*Exercise description*. Omit every picture while repeating the entries exactly.

*Dataset excerpts*.

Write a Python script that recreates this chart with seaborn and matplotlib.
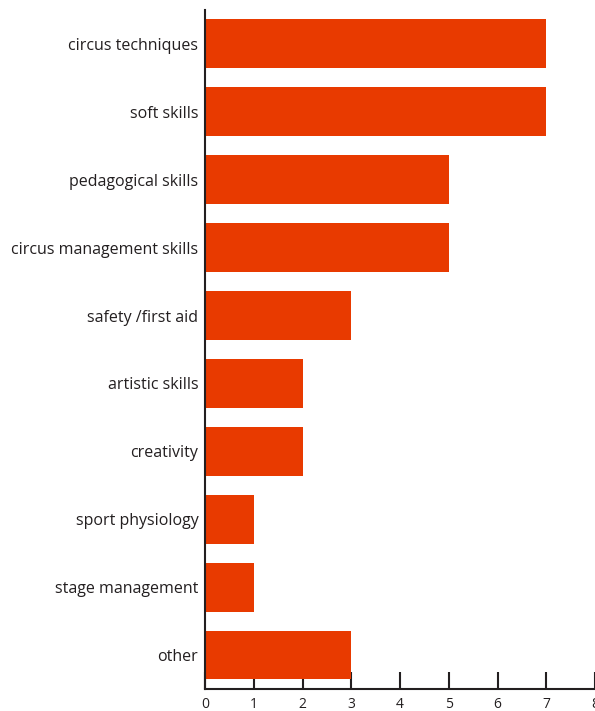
import pandas as pd
import matplotlib.pyplot as plt
import seaborn as sns

# data
skills = ["circus techniques", "soft skills", "pedagogical skills",
          "circus management skills", "safety /first aid", "artistic skills",
          "creativity", "sport physiology", "stage management", "other"]
counts = [7, 7, 5, 5, 3, 2, 2, 1, 1, 3]
xticks = [0, 1, 2, 3, 4, 5, 6, 7, 8]

df = pd.DataFrame({"skill": skills, "count": counts})

sns.set_style("white")
plt.rcParams['font.family'] = ['Open Sans', 'DejaVu Sans']

fig = plt.figure(figsize=(5.95, 7.11), dpi=100)
ax = fig.add_axes([0.345, 0.031, 0.655, 0.955])

sns.barplot(data=df, x="count", y="skill", orient="h", color="#E83A00",
            saturation=1, width=0.72, linewidth=0, ax=ax)

ax.set_xlim(0, 8)
ax.set_ylim(len(skills) - 0.5, -0.5)
ax.set_xticks(xticks)
ax.set_xlabel("")
ax.set_ylabel("")

sns.despine(ax=ax, top=True, right=True)
for side in ["left", "bottom"]:
    ax.spines[side].set_color("#231F20")
    ax.spines[side].set_linewidth(1.5)

ax.tick_params(axis="x", bottom=True, direction="in", length=12, width=1.5,
               color="#231F20", labelsize=10, pad=5.5, labelcolor="#231F20")
ax.tick_params(axis="y", left=False, length=0, labelsize=11.5, pad=5,
               labelcolor="#231F20")

fig.savefig("out.png", dpi=100)
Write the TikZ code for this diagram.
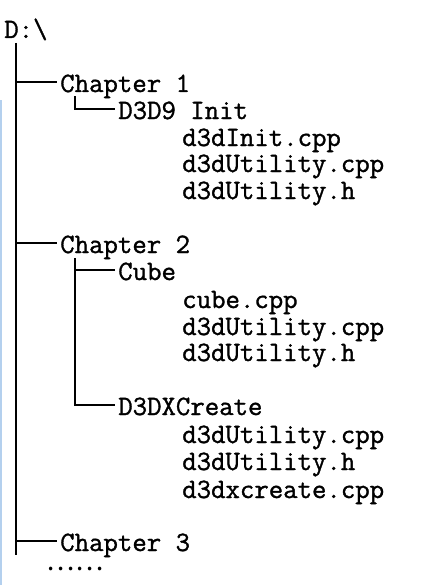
\documentclass[tikz,border=0pt]{standalone}
\usepackage{fontspec}
\usepackage{tikz}
\usetikzlibrary{positioning}
\newfontfamily\treefont[FakeBold=1.2]{Latin Modern Mono}
\newfontfamily\cjk{Noto Sans CJK SC}
\definecolor{ink}{RGB}{0,0,0}
\definecolor{edgeblue}{RGB}{180,208,238}
\tikzset{
    line cap=butt,
    line join=miter,
    treetext/.style={
        anchor=base west,
        inner xsep=2.25pt,
        inner ysep=0pt,
        text height=15pt,
        text depth=0pt,
        text=ink,
        font=\treefont\fontsize{21}{27}\selectfont
    },
    dirnode/.style={treetext},
    filenode/.style={treetext},
    branch/.style={
        draw=ink,
        line width=2pt
    }
}

\begin{document}
\begin{tikzpicture}[x=0.75pt, y=-0.75pt]
\useasboundingbox[fill=white] (0,0) rectangle (425,585);

% left window edge
\draw[edgeblue, line width=2.4pt] (0,100) -- (0,585);

% root
\node[dirnode] (root) at (1,38) {D:\textbackslash};

% chapters
\node[dirnode] (ch1) at (57,92) {Chapter 1};
\node[dirnode] (ch2) at (57,253) {Chapter 2};
\node[dirnode] (ch3) at (57,551) {Chapter 3};

% projects
\node[dirnode] (init) at (115,119) {D3D9 Init};
\node[dirnode] (cube) at (115,280) {Cube};
\node[dirnode] (dxcreate) at (115,415) {D3DXCreate};

% files
\node[filenode] (f1) at (179,146) {d3dInit.cpp};
\node[filenode] (f2) at (179,172) {d3dUtility.cpp};
\node[filenode] (f3) at (179,199) {d3dUtility.h};

\node[filenode] (f4) at (179,308) {cube.cpp};
\node[filenode] (f5) at (179,335) {d3dUtility.cpp};
\node[filenode] (f6) at (179,361) {d3dUtility.h};

\node[filenode] (f7) at (179,443) {d3dUtility.cpp};
\node[filenode] (f8) at (179,470) {d3dUtility.h};
\node[filenode] (f9) at (179,498) {d3dxcreate.cpp};

\node[anchor=center, inner sep=0pt, font=\cjk\fontsize{20}{20}\selectfont] (more) at (75,569) {……};

% trunk
\coordinate (trunktop) at (16,43);
\coordinate (trunkend) at (16,555);
\draw[branch] (trunktop) -- (trunkend);
\foreach \n in {ch1,ch2,ch3}
    \draw[branch] (\n.west -| trunktop) -- (\n.west);

% sub branches
\coordinate (sub1) at (75,96);
\coordinate (sub2) at (75,258);
\draw[branch] (sub1) |- (init.west);
\draw[branch] (sub2) |- (dxcreate.west);
\draw[branch] (cube.west -| sub2) -- (cube.west);

\end{tikzpicture}
\end{document}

*Solution to the exercise*.
Write a Python script that recreates this chart with seaborn and matplotlib.
import pandas as pd
import matplotlib.pyplot as plt
import seaborn as sns

# data
skills = ["circus techniques", "soft skills", "pedagogical skills",
          "circus management skills", "safety /first aid", "artistic skills",
          "creativity", "sport physiology", "stage management", "other"]
counts = [7, 7, 5, 5, 3, 2, 2, 1, 1, 3]
xticks = [0, 1, 2, 3, 4, 5, 6, 7, 8]

df = pd.DataFrame({"skill": skills, "count": counts})

sns.set_style("white")
plt.rcParams['font.family'] = ['Open Sans', 'DejaVu Sans']

fig = plt.figure(figsize=(5.95, 7.11), dpi=100)
ax = fig.add_axes([0.345, 0.031, 0.655, 0.955])

sns.barplot(data=df, x="count", y="skill", orient="h", color="#E83A00",
            saturation=1, width=0.72, linewidth=0, ax=ax)

ax.set_xlim(0, 8)
ax.set_ylim(len(skills) - 0.5, -0.5)
ax.set_xticks(xticks)
ax.set_xlabel("")
ax.set_ylabel("")

sns.despine(ax=ax, top=True, right=True)
for side in ["left", "bottom"]:
    ax.spines[side].set_color("#231F20")
    ax.spines[side].set_linewidth(1.5)

ax.tick_params(axis="x", bottom=True, direction="in", length=12, width=1.5,
               color="#231F20", labelsize=10, pad=5.5, labelcolor="#231F20")
ax.tick_params(axis="y", left=False, length=0, labelsize=11.5, pad=5,
               labelcolor="#231F20")

fig.savefig("out.png", dpi=100)
Write the TikZ code for this diagram.
\documentclass[tikz,border=0pt]{standalone}
\usepackage{fontspec}
\usepackage{tikz}
\usetikzlibrary{positioning}
\newfontfamily\treefont[FakeBold=1.2]{Latin Modern Mono}
\newfontfamily\cjk{Noto Sans CJK SC}
\definecolor{ink}{RGB}{0,0,0}
\definecolor{edgeblue}{RGB}{180,208,238}
\tikzset{
    line cap=butt,
    line join=miter,
    treetext/.style={
        anchor=base west,
        inner xsep=2.25pt,
        inner ysep=0pt,
        text height=15pt,
        text depth=0pt,
        text=ink,
        font=\treefont\fontsize{21}{27}\selectfont
    },
    dirnode/.style={treetext},
    filenode/.style={treetext},
    branch/.style={
        draw=ink,
        line width=2pt
    }
}

\begin{document}
\begin{tikzpicture}[x=0.75pt, y=-0.75pt]
\useasboundingbox[fill=white] (0,0) rectangle (425,585);

% left window edge
\draw[edgeblue, line width=2.4pt] (0,100) -- (0,585);

% root
\node[dirnode] (root) at (1,38) {D:\textbackslash};

% chapters
\node[dirnode] (ch1) at (57,92) {Chapter 1};
\node[dirnode] (ch2) at (57,253) {Chapter 2};
\node[dirnode] (ch3) at (57,551) {Chapter 3};

% projects
\node[dirnode] (init) at (115,119) {D3D9 Init};
\node[dirnode] (cube) at (115,280) {Cube};
\node[dirnode] (dxcreate) at (115,415) {D3DXCreate};

% files
\node[filenode] (f1) at (179,146) {d3dInit.cpp};
\node[filenode] (f2) at (179,172) {d3dUtility.cpp};
\node[filenode] (f3) at (179,199) {d3dUtility.h};

\node[filenode] (f4) at (179,308) {cube.cpp};
\node[filenode] (f5) at (179,335) {d3dUtility.cpp};
\node[filenode] (f6) at (179,361) {d3dUtility.h};

\node[filenode] (f7) at (179,443) {d3dUtility.cpp};
\node[filenode] (f8) at (179,470) {d3dUtility.h};
\node[filenode] (f9) at (179,498) {d3dxcreate.cpp};

\node[anchor=center, inner sep=0pt, font=\cjk\fontsize{20}{20}\selectfont] (more) at (75,569) {……};

% trunk
\coordinate (trunktop) at (16,43);
\coordinate (trunkend) at (16,555);
\draw[branch] (trunktop) -- (trunkend);
\foreach \n in {ch1,ch2,ch3}
    \draw[branch] (\n.west -| trunktop) -- (\n.west);

% sub branches
\coordinate (sub1) at (75,96);
\coordinate (sub2) at (75,258);
\draw[branch] (sub1) |- (init.west);
\draw[branch] (sub2) |- (dxcreate.west);
\draw[branch] (cube.west -| sub2) -- (cube.west);

\end{tikzpicture}
\end{document}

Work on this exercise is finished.